4) Megan Fox is totally unbelievable as an auto mechanic and as Shia LeBeouf's girlfriend. She spends the last half of the movie running through the desert in Egypt (in slow motion) being shot at and nearly killed in multiple explosions, yet her white pants and makeup magically repair themselves in each scene.
5) The wanna be drama that is forced upon the viewer is insulting. Are the multiple slow motion montages with dramatic music and American flags waiving in the background really supposed to move me to tears or take this movie seriously despite it's total lack of substance? Did I mention excessive use of slow motion?

6) I'm a guy and I love special effects, cool sounds, and action, but 2 and a half hours of non stop CGI machines fighting each other gets old. It made me appreciate people like Alfred Hitchcock who could make an entertaining movie without having to resort to special effects and action as the only draw.

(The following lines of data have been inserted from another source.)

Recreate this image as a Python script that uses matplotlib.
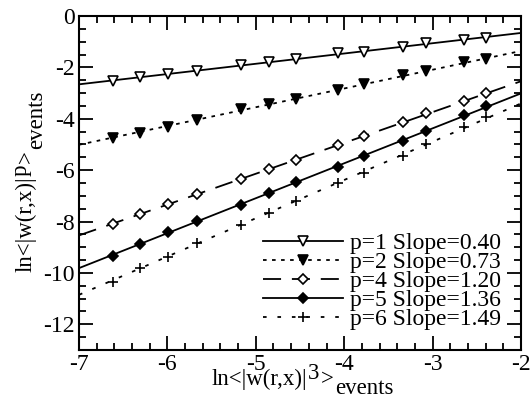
import numpy as np
import matplotlib
matplotlib.use("Agg")
import matplotlib.pyplot as plt
from matplotlib.ticker import MultipleLocator

plt.rcParams['font.family'] = ['Liberation Serif', 'DejaVu Serif']
plt.rcParams['axes.unicode_minus'] = False

# ln<|w|^3> (same abscissa for every p)
x_vals = [-6.62, -6.31, -5.99, -5.67, -5.17, -4.85, -4.55, -4.07, -3.78, -3.33, -3.07, -2.65, -2.40]

# ln<|w|^p> for each p
y_p1 = [-2.52, -2.39, -2.26, -2.13, -1.91, -1.80, -1.69, -1.45, -1.39, -1.19, -1.06, -0.93, -0.84]
y_p2 = [-4.76, -4.54, -4.31, -4.05, -3.62, -3.42, -3.23, -2.88, -2.66, -2.30, -2.13, -1.80, -1.69]
y_p4 = [-8.11, -7.72, -7.33, -6.94, -6.36, -5.97, -5.60, -5.02, -4.67, -4.14, -3.79, -3.31, -3.01]
y_p5 = [-9.33, -8.88, -8.42, -7.98, -7.35, -6.90, -6.45, -5.89, -5.45, -4.85, -4.46, -3.85, -3.50]
y_p6 = [-10.34, -9.79, -9.37, -8.84, -8.13, -7.65, -7.20, -6.51, -6.10, -5.44, -4.98, -4.33, -3.92]

p_values = [1, 2, 4, 5, 6]
slopes = [0.40, 0.73, 1.20, 1.36, 1.49]
series = [y_p1, y_p2, y_p4, y_p5, y_p6]

# marker, facecolor, markersize, linestyle
styles = [
    ('v', 'white', 7, '-'),
    ('v', 'black', 7, (0, (2, 3))),
    ('D', 'white', 5, (0, (10, 6))),
    ('D', 'black', 5, '-'),
    ('+', 'black', 7.5, (0, (2, 6))),
]

fig = plt.figure(figsize=(5.32, 3.98), dpi=100)
ax = fig.add_axes([79 / 532, 1 - 350 / 398, 442 / 532, 334 / 398])

xlim = (-7, -2)
x = np.array(x_vals)
xfit = np.array(xlim)
handles = []
for p, s, y, (mk, fc, ms, ls) in zip(p_values, slopes, series, styles):
    y = np.array(y)
    b = y.mean() - s * x.mean()
    ax.plot(xfit, s * xfit + b, color='black', lw=1.3, ls=ls, zorder=2)
    ax.plot(x, y, ls='none', marker=mk, ms=ms, mfc=fc, mec='black', mew=1.2, zorder=3)
    h, = ax.plot([], [], color='black', lw=1.3, ls=ls, marker=mk, ms=ms,
                 mfc=fc, mec='black', mew=1.2, label=f'p={p} Slope={s:.2f}')
    handles.append(h)

ax.set_xlim(*xlim)
ax.set_ylim(-13, 0)
ax.xaxis.set_major_locator(MultipleLocator(1))
ax.xaxis.set_minor_locator(MultipleLocator(0.2))
ax.yaxis.set_major_locator(MultipleLocator(2))
ax.yaxis.set_minor_locator(MultipleLocator(0.5))
ax.tick_params(which='both', direction='in', top=True, right=True, width=1.3, labelsize=17)
ax.tick_params(which='major', length=10, pad=3)
ax.tick_params(which='minor', length=5)
for sp in ax.spines.values():
    sp.set_linewidth(1.5)

leg = ax.legend(handles=handles, loc='lower right', frameon=False, fontsize=17,
                numpoints=1, handlelength=3.4, handletextpad=0.3, labelspacing=-0.11,
                borderpad=0, borderaxespad=0,
                bbox_to_anchor=(501 / 532, 1 - 330 / 398), bbox_transform=fig.transFigure)

# x label: ln<|w(r,x)|^3>_events with full-size pieces
fs = 16.5
t1 = fig.text(212 / 532, 1 - 385 / 398, 'ln<|w(r,x)|', fontsize=fs, va='baseline', ha='left')
t2 = ax.annotate('3', xy=(1, 0), xycoords=t1, xytext=(0.5, 4), textcoords='offset points',
                 fontsize=fs, va='bottom', ha='left')
t3 = ax.annotate('>', xy=(1, 0), xycoords=t2, xytext=(0.5, -4), textcoords='offset points',
                 fontsize=fs, va='bottom', ha='left')
ax.annotate('events', xy=(1, 0), xycoords=t3, xytext=(1, -6.5), textcoords='offset points',
            fontsize=fs, va='bottom', ha='left')

# y label, rotated
u1 = fig.text(37 / 532, 1 - 272 / 398, 'ln<|w(r,x)|', fontsize=fs, rotation=90,
              va='bottom', ha='right')
u2 = ax.annotate('p', xy=(1, 1), xycoords=u1, xytext=(-4, 0.5), textcoords='offset points',
                 fontsize=fs, rotation=90, va='bottom', ha='right')
u3 = ax.annotate('>', xy=(1, 1), xycoords=u2, xytext=(4, 0.5), textcoords='offset points',
                 fontsize=fs, rotation=90, va='bottom', ha='right')
ax.annotate('events', xy=(1, 1), xycoords=u3, xytext=(7, 1), textcoords='offset points',
            fontsize=fs, rotation=90, va='bottom', ha='right')

fig.savefig('out.png', dpi=100)
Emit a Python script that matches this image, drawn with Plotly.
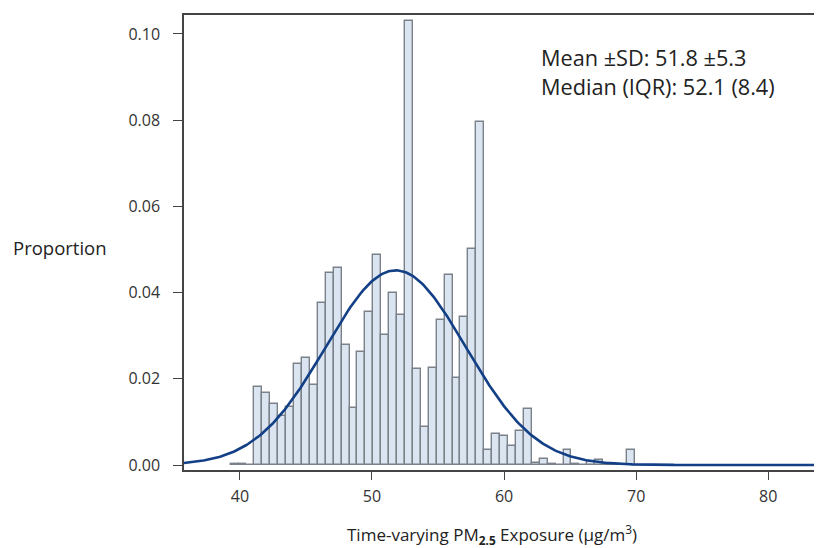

7) Every single transformer in the movie bugged me. The good ones, with their serious speeches, the evil ones with their cliches, and the annoying little ones. Speaking of stereotypes, they even had some ghetto Transformers who spoke with Ebonics. Another one had a Jersey accent. That makes sense for Robots from outer space.

This movie was obviously targeting 11 year old boys. I don't know what I was expecting from a movie based on toys. I just hope when Michael Bay directs a movie about Legos, Lincoln Logs, or Rockem Sockem Robots, it is not this bad. I am going rate this movie by how many times I checked my watch during it, which was 5. I give it 5.4 stars.

1 comment:

RenegadeExpress said...

Yeeeahh this is the best review ever and I havent even seen it.